Requirements.
Starting from the top of the material, restate each line exactly until the line that contains "plt.rcParams['mathtext.default'] = 'regular'", which is also copied. Pictures are excluded.
=-=-=-=-=
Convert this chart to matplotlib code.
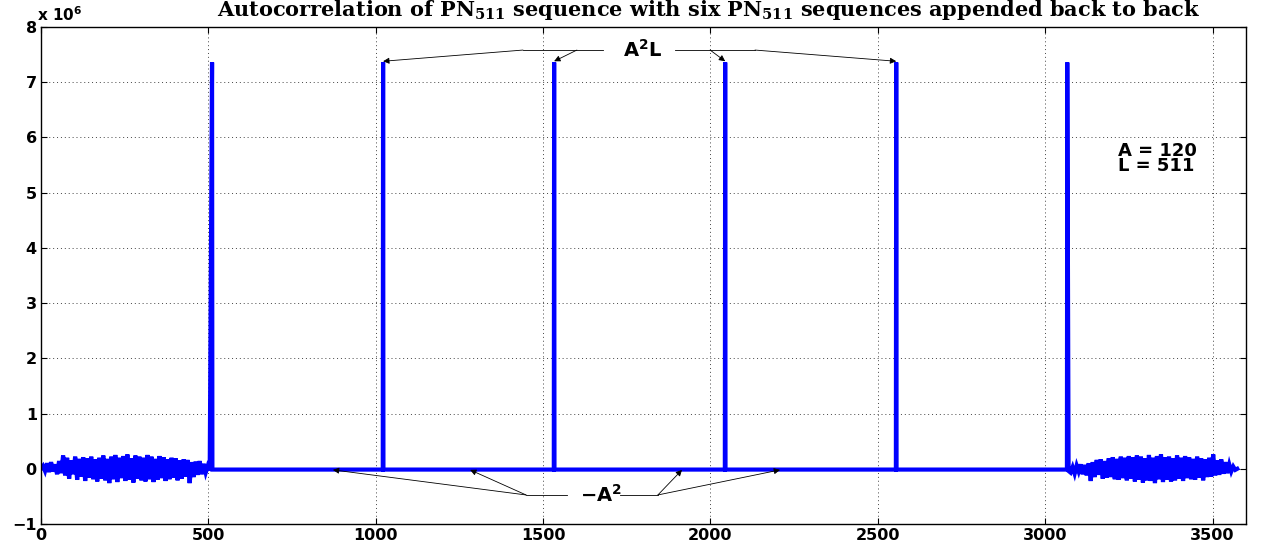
import numpy as np
import matplotlib
matplotlib.use('Agg')
import matplotlib.pyplot as plt

plt.rcParams['font.family'] = ['DejaVu Sans']
plt.rcParams['mathtext.default'] = 'regular'

# values in units of 1e6
peak_lags = [511, 1022, 1533, 2044, 2555, 3066]
peak_value = 7.3584      # A^2 L, A=120, L=511
floor_value = -0.0144    # -A^2

# partial overlap at the start (lags 0..504, step 6)
noise_left = [0.00, 0.05, -0.04, 0.10, -0.06, 0.12, -0.05, 0.08, -0.10, 0.14, -0.08,
              0.24, -0.12, 0.20, -0.18, 0.15, -0.10, 0.22, -0.20, 0.18, -0.14,
              0.21, -0.22, 0.19, -0.16, 0.22, -0.19, 0.17, -0.23, 0.20, -0.18,
              0.24, -0.21, 0.18, -0.26, 0.22, -0.19, 0.25, -0.24, 0.20, -0.17,
              0.23, -0.22, 0.26, -0.20, 0.19, -0.25, 0.24, -0.18, 0.22, -0.21,
              0.20, -0.23, 0.25, -0.19, 0.22, -0.24, 0.18, -0.20, 0.23, -0.17,
              0.21, -0.22, 0.17, -0.19, 0.20, -0.16, 0.19, -0.21, 0.15, -0.18,
              0.17, -0.14, 0.16, -0.26, 0.12, -0.15, 0.13, -0.11, 0.14, -0.10,
              0.09, -0.07, 0.05, -0.03]
# partial overlap at the end (lags 3070..3574, step 6)
noise_right = [-0.04, -0.07, 0.03, -0.09, 0.06, -0.05, 0.08, -0.10, 0.07, -0.12,
               0.10, -0.22, 0.12, -0.15, 0.16, -0.11, 0.17, -0.18, 0.14, -0.16,
               0.19, -0.15, 0.21, -0.19, 0.18, -0.20, 0.22, -0.17, 0.20, -0.21,
               0.23, -0.18, 0.21, -0.23, 0.24, -0.20, 0.22, -0.25, 0.19, -0.21,
               0.25, -0.22, 0.20, -0.26, 0.23, -0.19, 0.26, -0.24, 0.21, -0.20,
               0.22, -0.23, 0.19, -0.21, 0.24, -0.18, 0.20, -0.22, 0.23, -0.17,
               0.21, -0.19, 0.18, -0.20, 0.22, -0.16, 0.19, -0.21, 0.17, -0.15,
               0.20, -0.14, 0.26, -0.12, 0.15, -0.11, 0.17, -0.09, 0.12, -0.08,
               0.08, -0.05, 0.04, -0.02, 0.00]
lag_left = np.arange(0, 6*len(noise_left), 6)
lag_right = np.arange(3070, 3070 + 6*len(noise_right), 6)

# build the full series
x = list(lag_left); y = list(noise_left)
for i, p in enumerate(peak_lags):
    if i > 0:
        x.append(p-1); y.append(floor_value)
    x.append(p); y.append(peak_value)
    if i < len(peak_lags)-1:
        x.append(p+1); y.append(floor_value)
x += list(lag_right); y += list(noise_right)

fig = plt.figure(figsize=(12.66, 5.46), dpi=100)
ax = fig.add_axes([0.0324, 0.0403, 0.9518, 0.9102])
ax.plot(x, y, color='#0000ff', lw=3.0, solid_joinstyle='miter')

ax.set_xlim(0, 3600)
ax.set_ylim(-1, 8)
ax.set_xticks(range(0, 3600, 500))
ax.set_yticks(range(-1, 9))
ax.set_yticklabels(['\u22121'] + [str(v) for v in range(0, 9)])
ax.grid(True, linestyle=(0, (1, 3)), color='#444444', lw=0.7)
ax.tick_params(direction='in', top=True, right=True, length=4, labelsize=11.5, pad=3)
for lab in ax.get_xticklabels() + ax.get_yticklabels():
    lab.set_fontweight('bold')
for s in ax.spines.values():
    s.set_linewidth(1.0)

fig.text(37/1266, 1-15/546, 'x 10$^{6}$', fontsize=11, fontweight='bold', va='center', ha='left')
fig.text(709/1266, 1-16/546,
         'Autocorrelation of PN$_{511}$ sequence with six PN$_{511}$ sequences appended back to back',
         family='DejaVu Serif', fontsize=15, fontweight='bold', ha='center', va='baseline')

arrow = dict(arrowstyle='-|>', color='k', lw=0.6, mutation_scale=9, shrinkA=0, shrinkB=0)
ytop = 7.583
ax.text(1798, ytop, 'A$^2$L', fontsize=14, fontweight='bold', ha='center', va='center')
ax.plot([1440, 1679], [ytop, ytop], color='k', lw=0.6)
ax.plot([1894, 2133], [ytop, ytop], color='k', lw=0.6)
ax.annotate('', xy=(1022, 7.38), xytext=(1440, ytop), arrowprops=arrow)
ax.annotate('', xy=(1533, 7.38), xytext=(1601, ytop), arrowprops=arrow)
ax.annotate('', xy=(2044, 7.38), xytext=(1999, ytop), arrowprops=arrow)
ax.annotate('', xy=(2555, 7.38), xytext=(2133, ytop), arrowprops=arrow)

ybot = -0.474
ax.text(1673, ybot, '\u2212A$^2$', fontsize=14, fontweight='bold', ha='center', va='center')
ax.plot([1449, 1571], [ybot, ybot], color='k', lw=0.6)
ax.plot([1730, 1843], [ybot, ybot], color='k', lw=0.6)
ax.annotate('', xy=(872, -0.02), xytext=(1449, ybot), arrowprops=arrow)
ax.annotate('', xy=(1282, -0.02), xytext=(1449, ybot), arrowprops=arrow)
ax.annotate('', xy=(1915, -0.02), xytext=(1843, ybot), arrowprops=arrow)
ax.annotate('', xy=(2208, -0.02), xytext=(1843, ybot), arrowprops=arrow)

ax.text(3218, 5.76, 'A = 120', fontsize=13, fontweight='bold', ha='left', va='center')
ax.text(3218, 5.48, 'L = 511', fontsize=13, fontweight='bold', ha='left', va='center')

fig.savefig('out.png', dpi=100)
=-=-=-=-=
Task output.
Convert this chart to matplotlib code.
import numpy as np
import matplotlib
matplotlib.use('Agg')
import matplotlib.pyplot as plt

plt.rcParams['font.family'] = ['DejaVu Sans']
plt.rcParams['mathtext.default'] = 'regular'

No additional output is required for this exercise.